▶ **Set exercise**: Return every line below as is, leaving out the pictures.

»»

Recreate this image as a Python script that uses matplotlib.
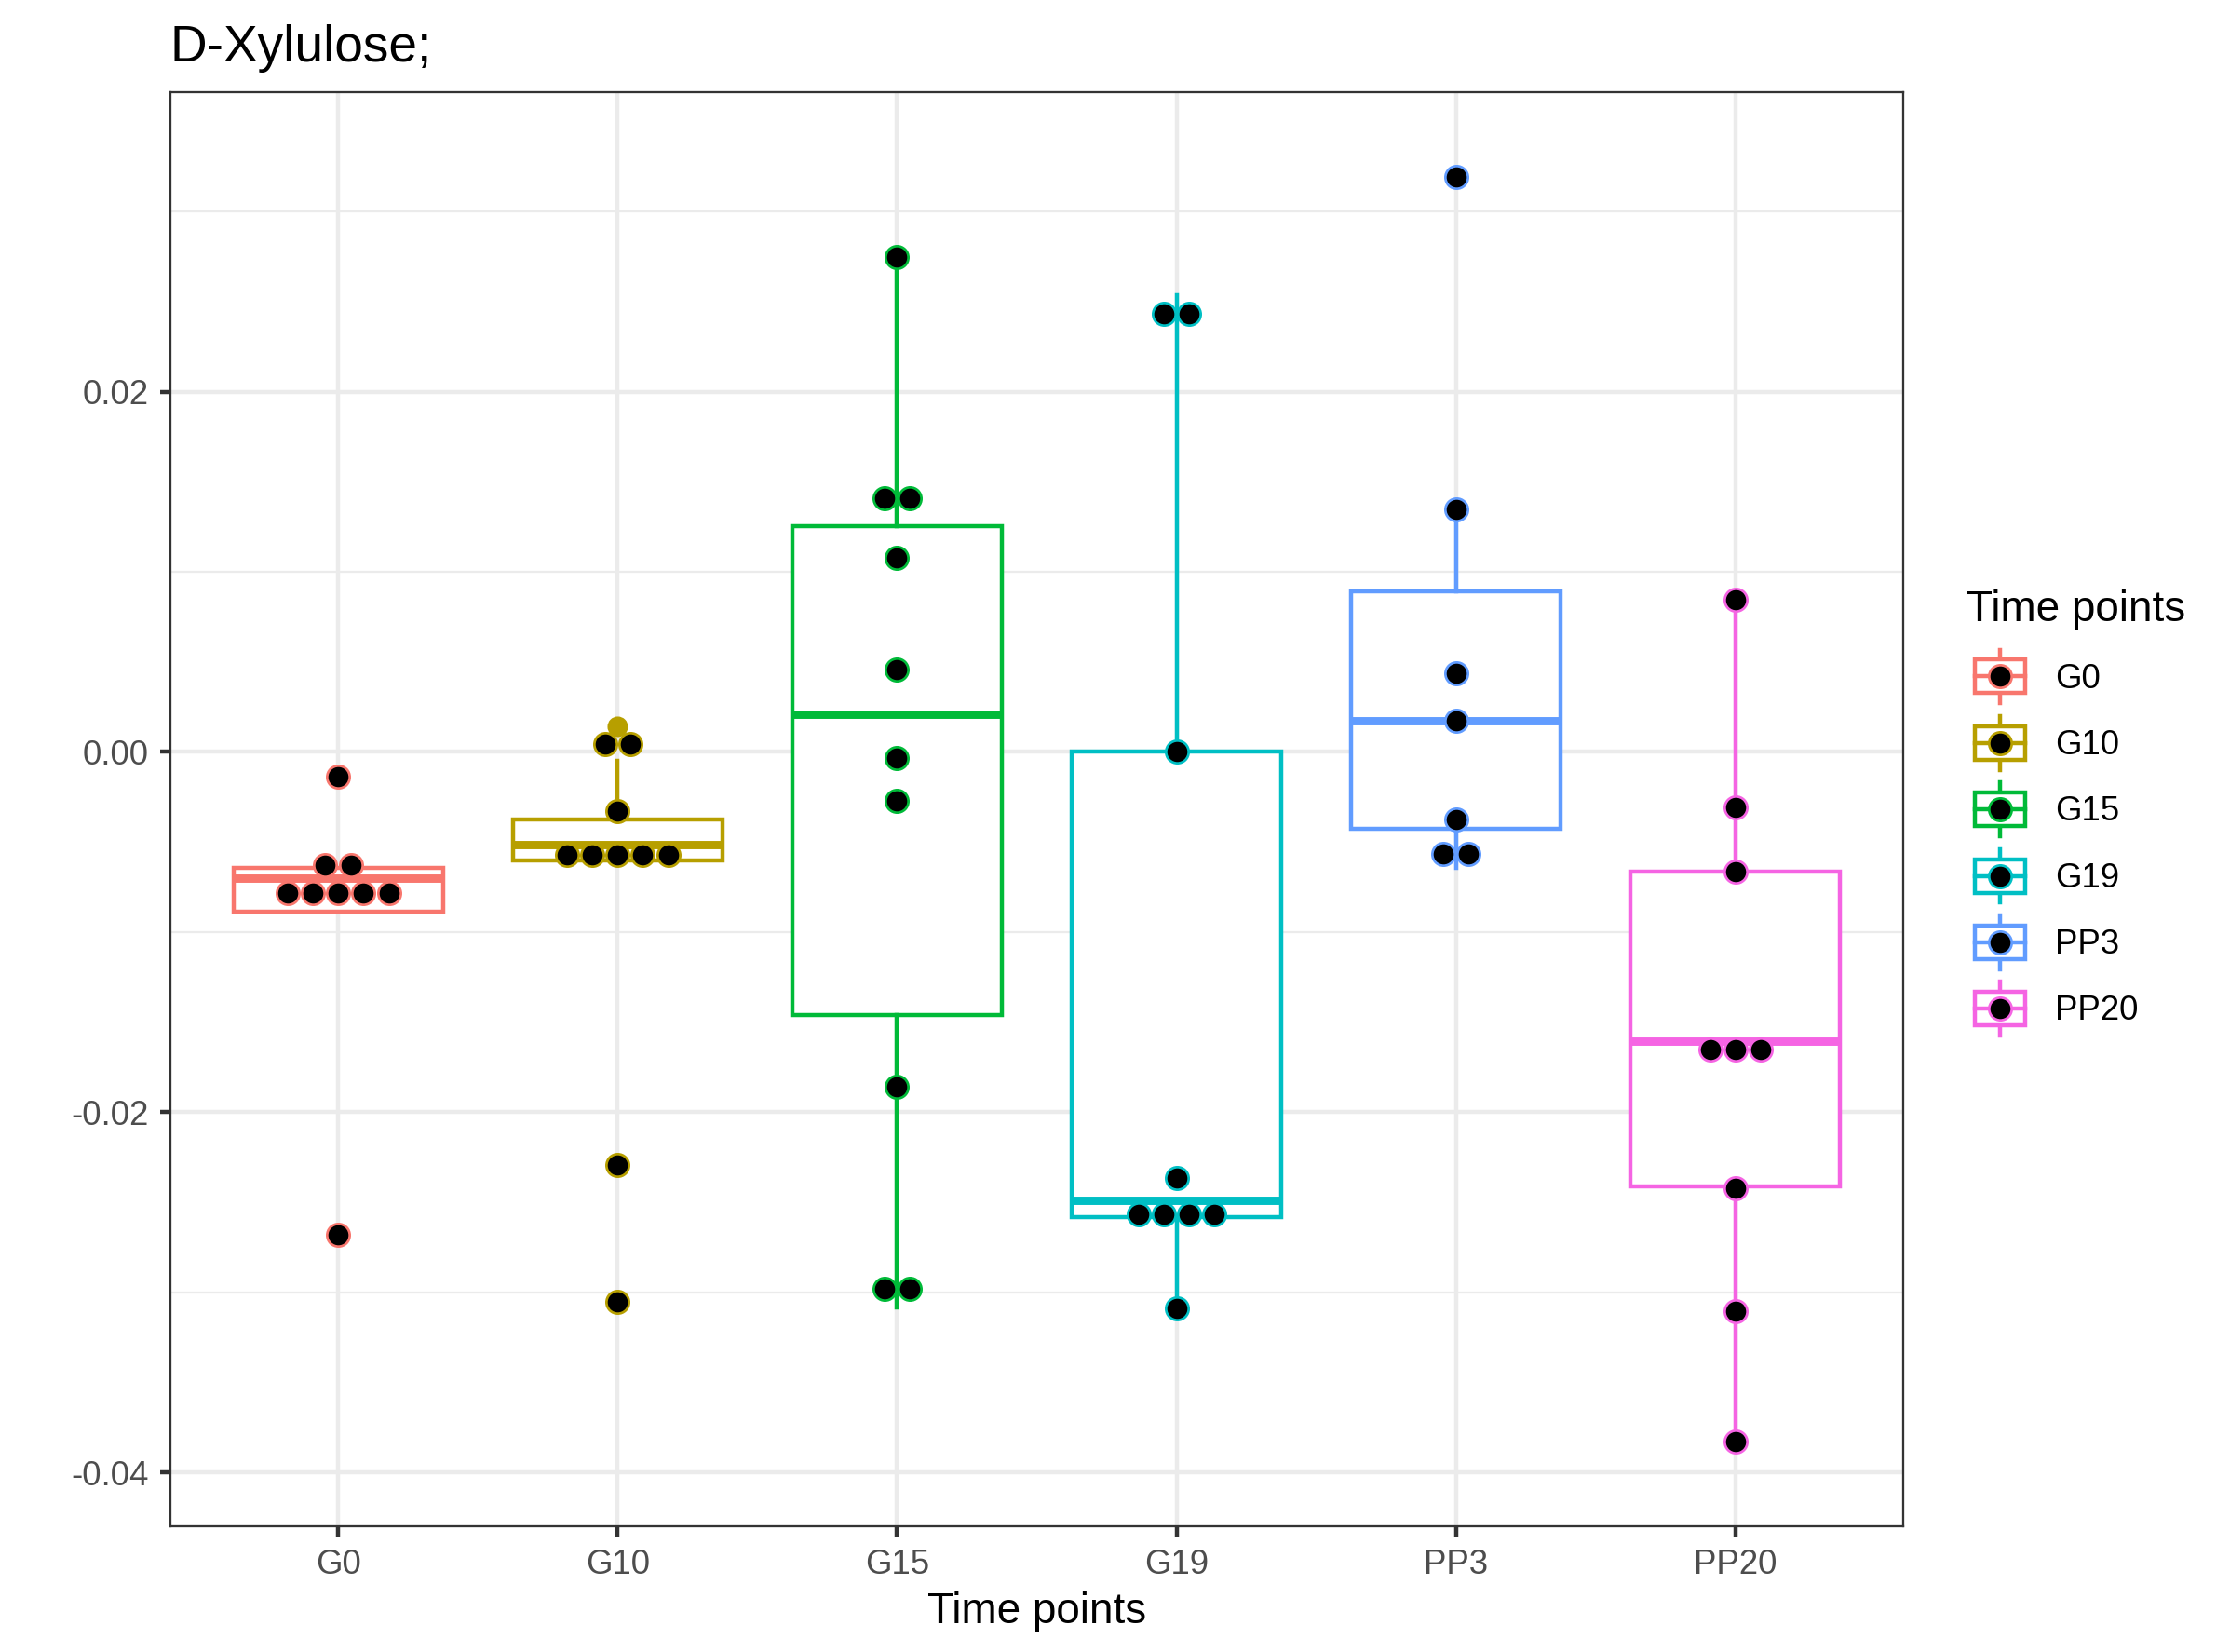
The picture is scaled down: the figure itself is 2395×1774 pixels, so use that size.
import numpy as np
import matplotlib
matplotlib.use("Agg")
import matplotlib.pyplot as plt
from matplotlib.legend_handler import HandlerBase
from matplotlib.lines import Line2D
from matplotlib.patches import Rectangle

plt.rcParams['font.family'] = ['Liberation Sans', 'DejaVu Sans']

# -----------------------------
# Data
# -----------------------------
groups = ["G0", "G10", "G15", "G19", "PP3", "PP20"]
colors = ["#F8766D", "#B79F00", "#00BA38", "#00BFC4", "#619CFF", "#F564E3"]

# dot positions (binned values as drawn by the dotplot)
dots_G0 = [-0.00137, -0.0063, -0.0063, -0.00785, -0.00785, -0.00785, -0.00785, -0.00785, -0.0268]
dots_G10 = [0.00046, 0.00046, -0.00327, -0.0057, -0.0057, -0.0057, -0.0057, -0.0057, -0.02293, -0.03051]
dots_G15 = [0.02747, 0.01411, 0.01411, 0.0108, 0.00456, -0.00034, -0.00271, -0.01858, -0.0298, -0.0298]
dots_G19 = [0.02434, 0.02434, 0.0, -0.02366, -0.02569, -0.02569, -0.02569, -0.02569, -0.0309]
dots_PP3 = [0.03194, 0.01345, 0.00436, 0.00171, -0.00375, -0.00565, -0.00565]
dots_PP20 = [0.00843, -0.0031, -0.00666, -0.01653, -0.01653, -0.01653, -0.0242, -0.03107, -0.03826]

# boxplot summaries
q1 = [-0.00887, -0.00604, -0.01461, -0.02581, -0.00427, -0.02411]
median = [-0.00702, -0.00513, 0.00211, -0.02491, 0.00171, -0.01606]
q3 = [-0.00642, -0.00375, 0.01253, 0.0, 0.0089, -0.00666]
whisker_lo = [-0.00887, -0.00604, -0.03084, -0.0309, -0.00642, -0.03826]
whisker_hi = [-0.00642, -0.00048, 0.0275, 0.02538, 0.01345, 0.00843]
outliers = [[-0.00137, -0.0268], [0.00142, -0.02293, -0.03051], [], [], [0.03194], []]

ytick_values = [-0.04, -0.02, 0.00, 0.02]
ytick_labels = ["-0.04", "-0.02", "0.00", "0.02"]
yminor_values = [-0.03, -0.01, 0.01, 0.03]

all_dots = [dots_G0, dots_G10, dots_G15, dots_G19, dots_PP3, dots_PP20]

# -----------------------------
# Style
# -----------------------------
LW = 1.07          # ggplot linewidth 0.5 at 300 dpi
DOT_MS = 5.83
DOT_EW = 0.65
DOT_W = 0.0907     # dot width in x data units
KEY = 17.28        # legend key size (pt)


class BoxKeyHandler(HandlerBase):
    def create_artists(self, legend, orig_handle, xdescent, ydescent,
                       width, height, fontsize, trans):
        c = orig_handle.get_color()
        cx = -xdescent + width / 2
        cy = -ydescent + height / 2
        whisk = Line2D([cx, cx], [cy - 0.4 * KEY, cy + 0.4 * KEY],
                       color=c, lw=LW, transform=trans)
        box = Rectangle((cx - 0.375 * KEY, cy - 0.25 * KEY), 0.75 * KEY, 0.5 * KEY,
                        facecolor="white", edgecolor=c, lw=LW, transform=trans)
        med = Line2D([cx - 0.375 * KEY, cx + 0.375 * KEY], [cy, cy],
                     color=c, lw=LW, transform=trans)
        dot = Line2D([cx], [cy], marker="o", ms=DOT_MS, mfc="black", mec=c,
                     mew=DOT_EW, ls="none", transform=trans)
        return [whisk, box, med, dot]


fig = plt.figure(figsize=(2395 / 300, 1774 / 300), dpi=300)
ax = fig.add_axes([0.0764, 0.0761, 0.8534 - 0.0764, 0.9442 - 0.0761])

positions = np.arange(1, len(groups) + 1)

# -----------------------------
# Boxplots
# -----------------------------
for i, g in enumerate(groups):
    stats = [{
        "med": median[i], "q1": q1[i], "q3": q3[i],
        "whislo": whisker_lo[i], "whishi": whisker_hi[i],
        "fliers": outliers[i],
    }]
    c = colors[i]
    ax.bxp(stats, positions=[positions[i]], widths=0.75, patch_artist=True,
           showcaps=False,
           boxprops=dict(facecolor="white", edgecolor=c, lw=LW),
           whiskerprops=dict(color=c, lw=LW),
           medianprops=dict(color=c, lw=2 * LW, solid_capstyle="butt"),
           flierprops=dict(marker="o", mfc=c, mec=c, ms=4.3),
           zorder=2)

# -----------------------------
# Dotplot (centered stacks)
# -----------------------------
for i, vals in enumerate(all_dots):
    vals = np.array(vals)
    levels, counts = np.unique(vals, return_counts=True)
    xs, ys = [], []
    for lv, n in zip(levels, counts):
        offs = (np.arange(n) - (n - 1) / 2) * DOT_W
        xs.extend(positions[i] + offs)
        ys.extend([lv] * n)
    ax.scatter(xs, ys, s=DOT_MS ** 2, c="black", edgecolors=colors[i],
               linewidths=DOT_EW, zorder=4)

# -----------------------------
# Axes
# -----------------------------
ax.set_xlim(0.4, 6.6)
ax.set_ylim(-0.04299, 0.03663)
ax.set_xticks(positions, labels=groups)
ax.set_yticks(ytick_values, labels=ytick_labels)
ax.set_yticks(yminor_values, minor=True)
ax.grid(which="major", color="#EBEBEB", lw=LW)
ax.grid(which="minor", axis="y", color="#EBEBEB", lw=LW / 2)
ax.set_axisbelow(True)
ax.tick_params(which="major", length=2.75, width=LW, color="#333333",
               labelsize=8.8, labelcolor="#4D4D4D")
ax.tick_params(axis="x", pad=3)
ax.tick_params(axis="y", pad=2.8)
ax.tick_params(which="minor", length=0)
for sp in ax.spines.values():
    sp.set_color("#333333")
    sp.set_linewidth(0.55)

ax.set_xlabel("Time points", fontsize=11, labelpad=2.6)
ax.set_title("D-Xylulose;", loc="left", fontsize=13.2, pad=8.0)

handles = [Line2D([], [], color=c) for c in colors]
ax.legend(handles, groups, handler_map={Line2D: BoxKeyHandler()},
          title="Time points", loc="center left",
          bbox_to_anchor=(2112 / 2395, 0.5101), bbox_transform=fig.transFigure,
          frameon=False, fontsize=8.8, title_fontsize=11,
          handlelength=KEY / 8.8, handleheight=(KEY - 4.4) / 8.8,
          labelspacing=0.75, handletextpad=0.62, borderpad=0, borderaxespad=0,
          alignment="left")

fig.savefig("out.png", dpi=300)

««

▶ **Right answer**:
Recreate this image as a Python script that uses matplotlib.
The picture is scaled down: the figure itself is 2395×1774 pixels, so use that size.
import numpy as np
import matplotlib
matplotlib.use("Agg")
import matplotlib.pyplot as plt
from matplotlib.legend_handler import HandlerBase
from matplotlib.lines import Line2D
from matplotlib.patches import Rectangle

plt.rcParams['font.family'] = ['Liberation Sans', 'DejaVu Sans']

# -----------------------------
# Data
# -----------------------------
groups = ["G0", "G10", "G15", "G19", "PP3", "PP20"]
colors = ["#F8766D", "#B79F00", "#00BA38", "#00BFC4", "#619CFF", "#F564E3"]

# dot positions (binned values as drawn by the dotplot)
dots_G0 = [-0.00137, -0.0063, -0.0063, -0.00785, -0.00785, -0.00785, -0.00785, -0.00785, -0.0268]
dots_G10 = [0.00046, 0.00046, -0.00327, -0.0057, -0.0057, -0.0057, -0.0057, -0.0057, -0.02293, -0.03051]
dots_G15 = [0.02747, 0.01411, 0.01411, 0.0108, 0.00456, -0.00034, -0.00271, -0.01858, -0.0298, -0.0298]
dots_G19 = [0.02434, 0.02434, 0.0, -0.02366, -0.02569, -0.02569, -0.02569, -0.02569, -0.0309]
dots_PP3 = [0.03194, 0.01345, 0.00436, 0.00171, -0.00375, -0.00565, -0.00565]
dots_PP20 = [0.00843, -0.0031, -0.00666, -0.01653, -0.01653, -0.01653, -0.0242, -0.03107, -0.03826]

# boxplot summaries
q1 = [-0.00887, -0.00604, -0.01461, -0.02581, -0.00427, -0.02411]
median = [-0.00702, -0.00513, 0.00211, -0.02491, 0.00171, -0.01606]
q3 = [-0.00642, -0.00375, 0.01253, 0.0, 0.0089, -0.00666]
whisker_lo = [-0.00887, -0.00604, -0.03084, -0.0309, -0.00642, -0.03826]
whisker_hi = [-0.00642, -0.00048, 0.0275, 0.02538, 0.01345, 0.00843]
outliers = [[-0.00137, -0.0268], [0.00142, -0.02293, -0.03051], [], [], [0.03194], []]

ytick_values = [-0.04, -0.02, 0.00, 0.02]
ytick_labels = ["-0.04", "-0.02", "0.00", "0.02"]
yminor_values = [-0.03, -0.01, 0.01, 0.03]

all_dots = [dots_G0, dots_G10, dots_G15, dots_G19, dots_PP3, dots_PP20]

# -----------------------------
# Style
# -----------------------------
LW = 1.07          # ggplot linewidth 0.5 at 300 dpi
DOT_MS = 5.83
DOT_EW = 0.65
DOT_W = 0.0907     # dot width in x data units
KEY = 17.28        # legend key size (pt)


class BoxKeyHandler(HandlerBase):
    def create_artists(self, legend, orig_handle, xdescent, ydescent,
                       width, height, fontsize, trans):
        c = orig_handle.get_color()
        cx = -xdescent + width / 2
        cy = -ydescent + height / 2
        whisk = Line2D([cx, cx], [cy - 0.4 * KEY, cy + 0.4 * KEY],
                       color=c, lw=LW, transform=trans)
        box = Rectangle((cx - 0.375 * KEY, cy - 0.25 * KEY), 0.75 * KEY, 0.5 * KEY,
                        facecolor="white", edgecolor=c, lw=LW, transform=trans)
        med = Line2D([cx - 0.375 * KEY, cx + 0.375 * KEY], [cy, cy],
                     color=c, lw=LW, transform=trans)
        dot = Line2D([cx], [cy], marker="o", ms=DOT_MS, mfc="black", mec=c,
                     mew=DOT_EW, ls="none", transform=trans)
        return [whisk, box, med, dot]


fig = plt.figure(figsize=(2395 / 300, 1774 / 300), dpi=300)
ax = fig.add_axes([0.0764, 0.0761, 0.8534 - 0.0764, 0.9442 - 0.0761])

positions = np.arange(1, len(groups) + 1)

# -----------------------------
# Boxplots
# -----------------------------
for i, g in enumerate(groups):
    stats = [{
        "med": median[i], "q1": q1[i], "q3": q3[i],
        "whislo": whisker_lo[i], "whishi": whisker_hi[i],
        "fliers": outliers[i],
    }]
    c = colors[i]
    ax.bxp(stats, positions=[positions[i]], widths=0.75, patch_artist=True,
           showcaps=False,
           boxprops=dict(facecolor="white", edgecolor=c, lw=LW),
           whiskerprops=dict(color=c, lw=LW),
           medianprops=dict(color=c, lw=2 * LW, solid_capstyle="butt"),
           flierprops=dict(marker="o", mfc=c, mec=c, ms=4.3),
           zorder=2)

# -----------------------------
# Dotplot (centered stacks)
# -----------------------------
for i, vals in enumerate(all_dots):
    vals = np.array(vals)
    levels, counts = np.unique(vals, return_counts=True)
    xs, ys = [], []
    for lv, n in zip(levels, counts):
        offs = (np.arange(n) - (n - 1) / 2) * DOT_W
        xs.extend(positions[i] + offs)
        ys.extend([lv] * n)
    ax.scatter(xs, ys, s=DOT_MS ** 2, c="black", edgecolors=colors[i],
               linewidths=DOT_EW, zorder=4)

# -----------------------------
# Axes
# -----------------------------
ax.set_xlim(0.4, 6.6)
ax.set_ylim(-0.04299, 0.03663)
ax.set_xticks(positions, labels=groups)
ax.set_yticks(ytick_values, labels=ytick_labels)
ax.set_yticks(yminor_values, minor=True)
ax.grid(which="major", color="#EBEBEB", lw=LW)
ax.grid(which="minor", axis="y", color="#EBEBEB", lw=LW / 2)
ax.set_axisbelow(True)
ax.tick_params(which="major", length=2.75, width=LW, color="#333333",
               labelsize=8.8, labelcolor="#4D4D4D")
ax.tick_params(axis="x", pad=3)
ax.tick_params(axis="y", pad=2.8)
ax.tick_params(which="minor", length=0)
for sp in ax.spines.values():
    sp.set_color("#333333")
    sp.set_linewidth(0.55)

ax.set_xlabel("Time points", fontsize=11, labelpad=2.6)
ax.set_title("D-Xylulose;", loc="left", fontsize=13.2, pad=8.0)

handles = [Line2D([], [], color=c) for c in colors]
ax.legend(handles, groups, handler_map={Line2D: BoxKeyHandler()},
          title="Time points", loc="center left",
          bbox_to_anchor=(2112 / 2395, 0.5101), bbox_transform=fig.transFigure,
          frameon=False, fontsize=8.8, title_fontsize=11,
          handlelength=KEY / 8.8, handleheight=(KEY - 4.4) / 8.8,
          labelspacing=0.75, handletextpad=0.62, borderpad=0, borderaxespad=0,
          alignment="left")

fig.savefig("out.png", dpi=300)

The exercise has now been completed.